Case Study:

Repairs made to BAE Systems Wet Dock Quay

ClientsBAE Systems
MissionTo repair a quay which lies inside the the nuclear licence boundary

The Brief

Strengthening the sheet pile wall at the Wet Dock Quay at BAE System's Barrow-in-Furness shipyard to extend its life and allow it to service the new Astute class submarines.

The Challenge

Although quite a small job in comparison to others Ocean Kinetics undertake, due to the Wet Dock Quay falling within the nuclear licence boundary the work had to be carried out to the highest standards.

The job involved over plating works to the sheet pile wall under the quay. Ocean Kinetics was selected by BAE for this project because of its extensive experience of this type of work. The fact that Ocean Kinetics has its own fabrication facility helped reduce the risk to the client.

Key Stats

  • 48

    strengthening plates fitted

  • Quay within Nuclear Licence boundary

  • 300m

    of underwater welding completed

The Location


The Solution

Working from a dive truck on top of the quay, divers fitted strengthening plates under the quay to the sheet pile wall, where they would be welded to the piles.
Some of the plates to be installed were below seabed level.

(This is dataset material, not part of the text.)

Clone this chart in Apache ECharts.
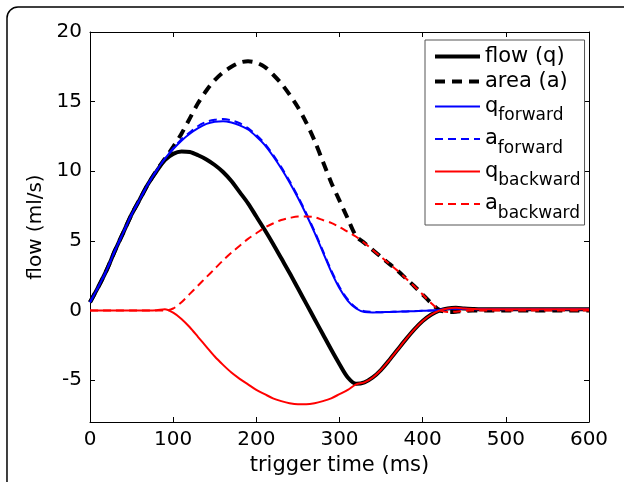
<!DOCTYPE html>
<html>
<head>
<meta charset="utf-8">
<script src="https://cdn.jsdelivr.net/npm/echarts@6/dist/echarts.min.js"></script>
<style>html,body{margin:0;padding:0;background:#fff}#c{width:624px;height:482px}</style>
</head>
<body>
<div id="c"></div>
<script>
// trigger time (ms)
var time = [0,10,20,30,40,50,60,70,80,90,100,110,120,130,140,150,160,170,180,190,200,210,220,230,240,250,260,270,280,290,300,310,320,330,340,350,360,370,380,390,400,410,420,430,440,450,460,470,480,490,500,510,520,530,540,550,560,570,580,590,600];
var flowQ = [0.6,1.7,2.9,4.3,5.6,6.9,8.0,9.1,10.0,10.8,11.25,11.42,11.38,11.15,10.85,10.45,9.95,9.3,8.5,7.7,6.75,5.8,4.8,3.75,2.7,1.6,0.5,-0.6,-1.7,-2.8,-3.85,-4.8,-5.25,-5.15,-4.8,-4.25,-3.55,-2.8,-2.05,-1.35,-0.75,-0.3,0.0,0.15,0.2,0.15,0.12,0.1,0.1,0.1,0.1,0.1,0.1,0.1,0.1,0.1,0.1,0.1,0.1,0.1,0.1];
var areaA = [0.6,1.7,2.9,4.3,5.6,6.9,8.0,9.1,10.05,10.9,11.75,12.7,13.8,14.9,15.8,16.55,17.1,17.5,17.8,17.9,17.8,17.5,16.95,16.3,15.5,14.6,13.5,12.2,10.7,9.2,7.9,6.6,5.35,4.85,4.35,3.85,3.35,2.85,2.3,1.75,1.15,0.55,0.05,-0.1,-0.08,-0.03,0,0,0,0,0,0,0,0,0,0,0,0,0,0,0];
var qForward = [0.6,1.7,2.9,4.3,5.6,6.9,8.0,9.1,10.05,10.9,11.6,12.2,12.7,13.1,13.4,13.55,13.6,13.5,13.3,13.0,12.5,11.9,11.1,10.2,9.2,8.1,6.9,5.6,4.2,2.8,1.6,0.7,0.15,-0.1,-0.13,-0.12,-0.1,-0.08,-0.06,-0.04,-0.02,0.0,0.05,0.12,0.15,0.13,0.1,0.1,0.1,0.1,0.1,0.1,0.1,0.1,0.1,0.1,0.1,0.1,0.1,0.1,0.1];
var aForward = [0.6,1.7,2.9,4.3,5.6,6.9,8.0,9.1,10.05,10.9,11.65,12.3,12.8,13.25,13.55,13.7,13.75,13.65,13.45,13.1,12.6,12.0,11.2,10.3,9.3,8.2,7.0,5.7,4.3,2.9,1.7,0.8,0.2,-0.05,-0.1,-0.12,-0.1,-0.08,-0.06,-0.04,-0.02,0.0,0.05,0.12,0.15,0.13,0.1,0.1,0.1,0.1,0.1,0.1,0.1,0.1,0.1,0.1,0.1,0.1,0.1,0.1,0.1];
var qBackward = [0,0,0,0,0,0,0,0,0.02,0.1,-0.15,-0.6,-1.2,-1.9,-2.6,-3.3,-3.9,-4.45,-4.9,-5.3,-5.7,-6.0,-6.3,-6.5,-6.65,-6.72,-6.72,-6.65,-6.5,-6.3,-6.0,-5.7,-5.3,-5.15,-4.8,-4.25,-3.55,-2.8,-2.05,-1.35,-0.75,-0.3,0.0,0.15,0.2,0.15,0.12,0.1,0.1,0.1,0.1,0.1,0.1,0.1,0.1,0.1,0.1,0.1,0.1,0.1,0.1];
var aBackward = [0,0,0,0,0,0,0,0,0,0,0.15,0.6,1.2,1.8,2.4,3.0,3.6,4.15,4.65,5.15,5.55,5.95,6.25,6.5,6.65,6.75,6.75,6.7,6.5,6.3,6.0,5.65,5.3,4.85,4.35,3.85,3.35,2.85,2.3,1.75,1.15,0.55,0.05,-0.1,-0.08,-0.03,0,0,0,0,0,0,0,0,0,0,0,0,0,0,0];
var yTicks = [-5,0,5,10,15,20];
var seriesNames = ['flow (q)','area (a)','q_forward','a_forward','q_backward','a_backward'];

function pairs(v){ return time.map(function(t,i){ return [t, v[i]]; }); }

var FONT = 'DejaVu Sans';
var chart = echarts.init(document.getElementById('c'), null, {renderer:'canvas'});

function mkSeries(name, vals, color, width, type){
  return {name:name, type:'line', data:pairs(vals), symbol:'none', showSymbol:false, smooth:0.3,
    lineStyle:{color:color, width:width, type:type}, itemStyle:{color:color}, animation:false,
    emphasis:{disabled:true}};
}

var legendLabels = {
  'flow (q)':'{a|flow (q)}',
  'area (a)':'{a|area (a)}',
  'q_forward':'{m|q}{s|forward}',
  'a_forward':'{m|a}{s|forward}',
  'q_backward':'{m|q}{s|backward}',
  'a_backward':'{m|a}{s|backward}'
};

var option = {
  backgroundColor:'#fff',
  animation:false,
  textStyle:{fontFamily:FONT},
  grid:{left:90, right:35, top:32, bottom:60, containLabel:false},
  graphic:[{type:'rect', z:-1, shape:{x:7,y:7,width:640,height:600,r:11}, style:{fill:'none', stroke:'#000', lineWidth:1.5}, silent:true}],
  xAxis:[{type:'value', min:0, max:600, interval:100, position:'bottom',
      name:'trigger time (ms)', nameLocation:'middle', nameGap:31,
      nameTextStyle:{fontFamily:FONT, fontSize:21, color:'#000'},
      axisLine:{onZero:false, lineStyle:{color:'#000', width:1}},
      axisTick:{inside:true, length:5, lineStyle:{color:'#000'}},
      axisLabel:{fontFamily:FONT, fontSize:20, color:'#000', margin:8},
      splitLine:{show:false}},
    {type:'value', min:0, max:600, interval:100, position:'top',
      axisLine:{onZero:false, lineStyle:{color:'#000', width:1}},
      axisTick:{inside:true, length:5, lineStyle:{color:'#000'}},
      axisLabel:{show:false}, splitLine:{show:false}}],
  yAxis:[{type:'value', min:-8, max:20, position:'left',
      name:'flow (ml/s)', nameLocation:'middle', nameGap:42,
      nameTextStyle:{fontFamily:FONT, fontSize:20, color:'#000'},
      axisLine:{show:true, onZero:false, lineStyle:{color:'#000', width:1}},
      axisTick:{show:true, inside:true, length:5, customValues:yTicks, lineStyle:{color:'#000'}},
      axisLabel:{fontFamily:FONT, fontSize:20, color:'#000', margin:8, customValues:yTicks},
      splitLine:{show:false}},
    {type:'value', min:-8, max:20, position:'right',
      axisLine:{show:true, onZero:false, lineStyle:{color:'#000', width:1}},
      axisTick:{show:true, inside:true, length:5, customValues:yTicks, lineStyle:{color:'#000'}},
      axisLabel:{show:false}, splitLine:{show:false}}],
  legend:{
    orient:'vertical', left:425, top:40, itemGap:4, itemWidth:45, itemHeight:14,
    padding:[6,4,3,8], borderColor:'#555', borderWidth:1, backgroundColor:'#fff',
    selectedMode:false,
    formatter:function(n){ return legendLabels[n]; },
    textStyle:{fontFamily:FONT, color:'#000', rich:{
      a:{fontFamily:FONT, fontSize:21, lineHeight:26, color:'#000'},
      m:{fontFamily:FONT, fontSize:21, lineHeight:36, verticalAlign:'middle', color:'#000'},
      s:{fontFamily:FONT, fontSize:17, lineHeight:17, verticalAlign:'bottom', color:'#000'}
    }},
    itemStyle:{opacity:0},
    data:[
      {name:seriesNames[0], lineStyle:{width:4, type:'solid', color:'#000'}},
      {name:seriesNames[1], lineStyle:{width:4, type:[10,7], color:'#000'}},
      {name:seriesNames[2], lineStyle:{width:2, type:'solid', color:'#0000ff'}},
      {name:seriesNames[3], lineStyle:{width:2, type:[8,5], color:'#0000ff'}},
      {name:seriesNames[4], lineStyle:{width:2, type:'solid', color:'#ff0000'}},
      {name:seriesNames[5], lineStyle:{width:2, type:[8,5], color:'#ff0000'}}
    ]
  },
  series:[
    mkSeries(seriesNames[0], flowQ, '#000', 4, 'solid'),
    mkSeries(seriesNames[1], areaA, '#000', 4, [10,7]),
    mkSeries(seriesNames[2], qForward, '#0000ff', 2, 'solid'),
    mkSeries(seriesNames[3], aForward, '#0000ff', 2, [8,5]),
    mkSeries(seriesNames[4], qBackward, '#ff0000', 2, 'solid'),
    mkSeries(seriesNames[5], aBackward, '#ff0000', 2, [8,5])
  ]
};
chart.setOption(option);
</script>
</body>
</html>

This meant the divers had to airlift down 1.2m below seabed level and lay heavy rubber mats down so that the silt would not be kicked up while the plates were being welded.

In total, 48 strengthening plates ranging from 2m to 3.75m in length were fitted.

The work was overseen by Chief Civil Engineers from both the Nuclear Facilities and the Design Authority from BAE, with Jacobs providing design support.

The Result

Two of our most experienced welders, Michael Fox and Joe Coughlin, who both have AWS class A welding certificates, carried out more than 300m of underwater welding to the highest standards.

The welds were inspected by means of MPI and ultrasonic techniques as well as 100% close video inspection, which was viewed by a BAE welding inspector.
Submarine Solutions welding and inspection department supported the works, checking sample welds at the weld test centre and reviewing video images. Within the 300m of underwater welds carried out, only three very minor defects were identified.

The project was completed within the two month period allowed for the works, well ahead of the launch date of the next submarine.

“Ocean Kinetics have more than achieved the standards we have set.”